Convenience Is a Feature, Not a Selling Point
It’s easy to chalk up vinyl’s persistent success to digital downloads that often come with several new release purchases.
While convenience is a worthwhile feature, it in no way represents the unique selling proposition. The vinyl resurgence happened because the moment the needle hits an LP, listeners create an escapist atmosphere. Convenience is not a direct part of that equation. It’s a side benefit.
When you market your product, it’s easy to fall into a trap. That trap is confusing a benefit and a bonus. This happens when the marketing doesn’t reference the real reason why customers purchase products.
Our client Everyday Gourmet understands the difference between a bonus feature and a reason to buy.
The company provides culinary services in the form of business lunch deliveries, dinner parties, art openings, baby showers, event fundraisers, graduations, birthday shindigs, weddings, and black tie gatherings.
However, the food itself is a bonus feature.
Wait, how can the product itself be only a feature?
While the dishes embody true quality, Everyday Gourmet offers people a successful event. They allow busy hosts to put on a fun and elegant get-together without stress and doubt. They offer satisfied guests and wonderful memories. The food is an added bonus.
How You Can Tell the Difference
For small business owners who want to capitalize on vinyl’s marketing strategy, the first step is to look at your website and landing pages.
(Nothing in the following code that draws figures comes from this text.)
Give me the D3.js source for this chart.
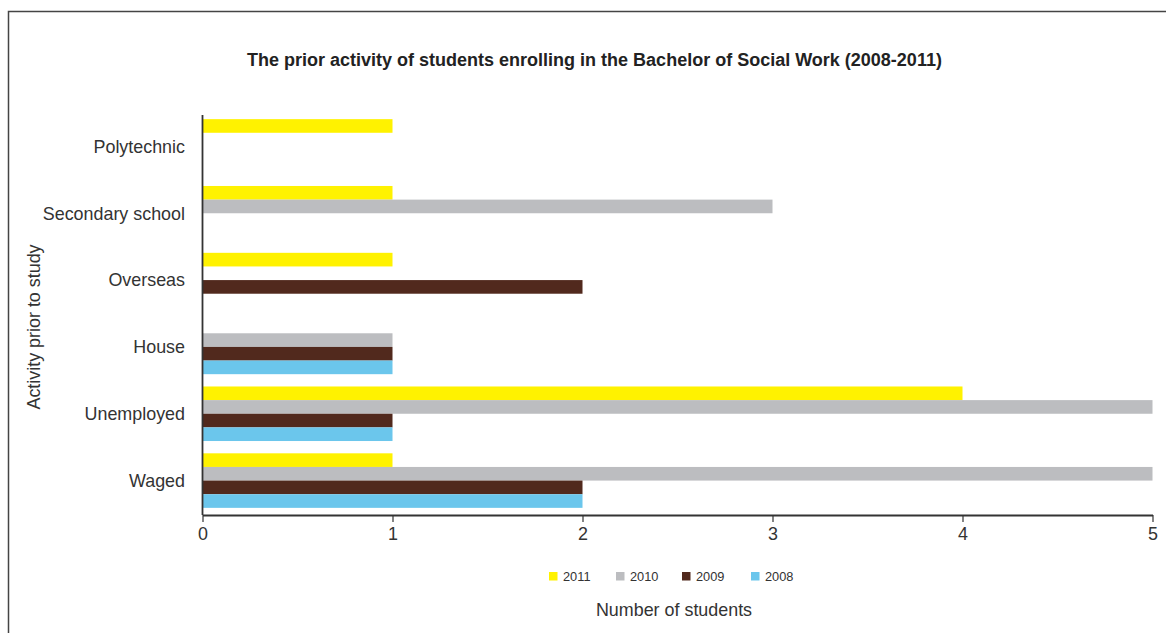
<!DOCTYPE html>
<html>
<head>
<meta charset="utf-8">
<title>Prior activity - Bachelor of Social Work</title>
<script src="https://d3js.org/d3.v7.min.js"></script>
<style type="text/css">
    body {
        margin: 0;
        background: #fff;
        font-family: "Liberation Sans", Arial, sans-serif;
    }
</style>
</head>
<body>
<div id="chart"></div>
<script type="text/javascript">
    // data
    var categories = ['Polytechnic', 'Secondary school', 'Overseas', 'House', 'Unemployed', 'Waged'];
    var years = ['2011', '2010', '2009', '2008'];
    var values2011 = [1, 1, 1, 0, 4, 1];
    var values2010 = [0, 3, 0, 1, 5, 5];
    var values2009 = [0, 0, 2, 1, 1, 2];
    var values2008 = [0, 0, 0, 1, 1, 2];
    var xTicks = [0, 1, 2, 3, 4, 5];

    var seriesValues = [values2011, values2010, values2009, values2008];
    var colors = ['#fff200', '#bcbdc0', '#51291d', '#6bc6ec'];

    var width = 1166;
    var height = 633;

    var svg = d3.select('#chart').append('svg')
        .attr('width', width)
        .attr('height', height);

    // outer frame (right and bottom sides fall outside the picture)
    svg.append('rect')
        .attr('x', 8.5).attr('y', 11.5)
        .attr('width', 1200).attr('height', 700)
        .attr('fill', 'none')
        .attr('stroke', '#444')
        .attr('stroke-width', 1.5);

    // scales
    var x = d3.scaleLinear()
        .domain([0, 5])
        .range([202.5, 1152.5]);

    var y = d3.scaleBand()
        .domain(categories)
        .range([113, 514])
        .paddingInner(0.184)
        .paddingOuter(0.092);

    var ySub = d3.scaleBand()
        .domain(years)
        .range([0, y.bandwidth()]);

    // bars
    var rows = [];
    categories.forEach(function(c, i) {
        years.forEach(function(yr, j) {
            rows.push({cat: c, year: yr, value: seriesValues[j][i], color: colors[j]});
        });
    });

    svg.append('g').selectAll('rect')
        .data(rows.filter(function(d) { return d.value > 0; }))
        .enter().append('rect')
            .attr('x', x(0))
            .attr('y', function(d) { return y(d.cat) + ySub(d.year); })
            .attr('width', function(d) { return x(d.value) - x(0); })
            .attr('height', ySub.bandwidth())
            .attr('fill', function(d) { return d.color; });

    // x axis
    var axisY = 515;
    var xAxis = svg.append('g')
        .attr('transform', 'translate(0,' + axisY + ')')
        .call(d3.axisBottom(x).tickValues(xTicks).tickFormat(d3.format('d'))
            .tickSize(7).tickSizeOuter(0).tickPadding(5));
    xAxis.select('.domain').attr('stroke', '#333').attr('stroke-width', 1.8);
    xAxis.selectAll('.tick line').attr('stroke', '#333').attr('stroke-width', 1.2);
    xAxis.selectAll('.tick text')
        .attr('fill', '#333')
        .style('font-family', '"Liberation Sans", Arial, sans-serif')
        .style('font-size', '17.9px');

    // y axis line (no ticks)
    svg.append('line')
        .attr('x1', x(0)).attr('x2', x(0))
        .attr('y1', 115).attr('y2', axisY)
        .attr('stroke', '#333')
        .attr('stroke-width', 1.8);

    // category labels
    svg.append('g').selectAll('text')
        .data(categories)
        .enter().append('text')
            .attr('x', 185)
            .attr('y', function(d) { return y(d) + y.bandwidth() / 2; })
            .attr('dy', '0.35em')
            .attr('text-anchor', 'end')
            .attr('fill', '#333')
            .style('font-size', '17.9px')
            .text(function(d) { return d; });

    // title
    svg.append('text')
        .attr('x', 594.5)
        .attr('y', 66)
        .attr('text-anchor', 'middle')
        .attr('fill', '#222')
        .style('font-size', '18px')
        .style('font-weight', 'bold')
        .text('The prior activity of students enrolling in the Bachelor of Social Work (2008-2011)');

    // axis titles
    svg.append('text')
        .attr('transform', 'translate(40,327) rotate(-90)')
        .attr('text-anchor', 'middle')
        .attr('fill', '#333')
        .style('font-size', '17.9px')
        .text('Activity prior to study');

    svg.append('text')
        .attr('x', 674)
        .attr('y', 616)
        .attr('text-anchor', 'middle')
        .attr('fill', '#333')
        .style('font-size', '17.9px')
        .text('Number of students');

    // legend
    var legendX = [549, 616, 682, 751];
    var legend = svg.append('g').selectAll('g')
        .data(years)
        .enter().append('g')
            .attr('transform', function(d, i) { return 'translate(' + legendX[i] + ',572)'; });
    legend.append('rect')
        .attr('width', 8.5).attr('height', 8.5)
        .attr('fill', function(d, i) { return colors[i]; });
    legend.append('text')
        .attr('x', 14)
        .attr('y', 4.5)
        .attr('dy', '0.35em')
        .attr('fill', '#333')
        .style('font-size', '12.8px')
        .text(function(d) { return d; });
</script>
</body>
</html>
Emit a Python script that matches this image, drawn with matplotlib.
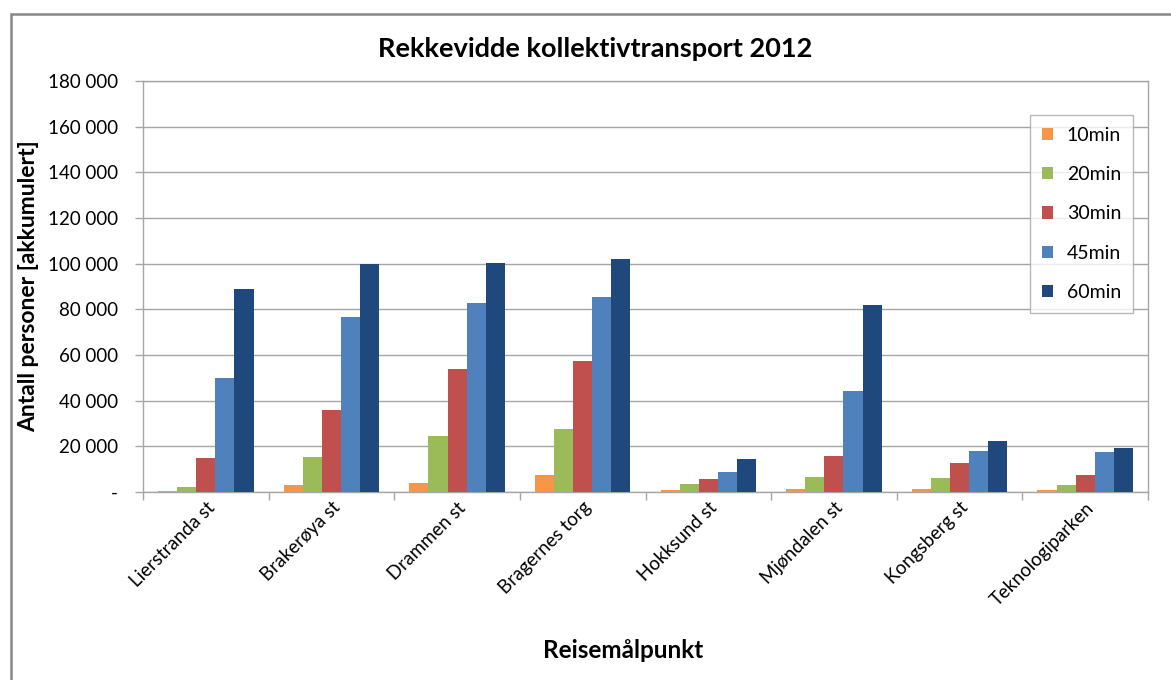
import numpy as np
import matplotlib.pyplot as plt
from matplotlib.ticker import FuncFormatter
from matplotlib.patches import Rectangle

plt.rcParams['font.family'] = ['Lato', 'DejaVu Sans']

# Stops and accumulated number of people reachable within each travel time
stops = ['Lierstranda st', 'Brakerøya st', 'Drammen st', 'Bragernes torg',
         'Hokksund st', 'Mjøndalen st', 'Kongsberg st', 'Teknologiparken']
series_names = ['10min', '20min', '30min', '45min', '60min']
min10 = [400, 3100, 4000, 7600, 900, 1300, 1200, 800]
min20 = [2200, 15200, 24600, 27600, 3500, 6600, 6200, 3100]
min30 = [14800, 35900, 53800, 57300, 5700, 15800, 12700, 7500]
min45 = [49900, 76600, 82700, 85300, 8800, 44200, 17900, 17500]
min60 = [88800, 99800, 100200, 102000, 14400, 81800, 22300, 19300]
colors = ['#F79646', '#9BBB59', '#C0504D', '#4F81BD', '#1F497D']

fig = plt.figure(figsize=(11.71, 6.8), dpi=100)
ax = fig.add_axes([143 / 1171, 1 - 492 / 680, (1148 - 143) / 1171, (492 - 81) / 680])

# outer chart frame (only left and top edges are visible)
fig.patches.append(Rectangle((11 / 1171, -0.1), 1.2, (680 - 14) / 680 + 0.1,
                             transform=fig.transFigure, fill=False,
                             edgecolor='#868686', linewidth=1.8))

x = np.arange(len(stops))
width = 0.152
all_series = [min10, min20, min30, min45, min60]
for i, (vals, name, c) in enumerate(zip(all_series, series_names, colors)):
    ax.bar(x + (i - 2) * width, vals, width, color=c, label=name, zorder=3)

ax.set_xlim(-0.5, len(stops) - 0.5)
ax.set_ylim(0, 180000)
ax.set_yticks(np.arange(0, 180001, 20000))
ax.yaxis.set_major_formatter(FuncFormatter(
    lambda v, p: '-' if v == 0 else f'{int(v):,}'.replace(',', ' ')))
ax.grid(axis='y', color='#a6a6a6', linewidth=1, zorder=0)

ax.set_xticks(np.arange(-0.5, len(stops), 1))
ax.set_xticklabels([])
ax.set_xticks(x, minor=True)
ax.set_xticklabels(stops, minor=True, rotation=45, ha='right',
                   rotation_mode='anchor', fontsize=13.5)
ax.tick_params(axis='x', which='minor', length=0, pad=5)
ax.tick_params(axis='x', which='major', length=6, color='#a6a6a6', width=1)
ax.tick_params(axis='y', length=6, color='#a6a6a6', width=1, labelsize=13.5, pad=12)

for s in ax.spines.values():
    s.set_color('#a6a6a6')
    s.set_linewidth(1)

fig.text(0.508, 1 - 49 / 680, 'Rekkevidde kollektivtransport 2012',
         ha='center', va='center', fontsize=19.5, fontweight='bold')
ax.set_ylabel('Antall personer [akkumulert]', fontsize=16.5, fontweight='bold', labelpad=6)
fig.text(623 / 1171, 1 - 651 / 680, 'Reisemålpunkt', ha='center', va='center',
         fontsize=17.5, fontweight='bold')

leg = ax.legend(loc='upper left', bbox_to_anchor=(1030 / 1171, 1 - 115 / 680),
                bbox_transform=fig.transFigure, frameon=True, fancybox=False,
                borderaxespad=0, fontsize=14, handlelength=0.6, handleheight=0.6,
                labelspacing=1.15, borderpad=0.6, handletextpad=0.7)
leg.get_frame().set_edgecolor('#a6a6a6')
leg.get_frame().set_linewidth(1)

fig.savefig('out.png', dpi=100)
How do you present the product to the prospect? If you’re not showing them the big picture, then you’re missing out.
- No one buys just a ring—they buy an expression of love.
- No one takes a friend to a coffee shop for a caffeine jolt—they buy a conversation.
- No one buys a ticket to a dance club—they buy an evening of fun and self-expression.
The real benefit often comes disguised as an aside, and by extension, the marketing message reverses itself. Vinyl understands this, and so should you.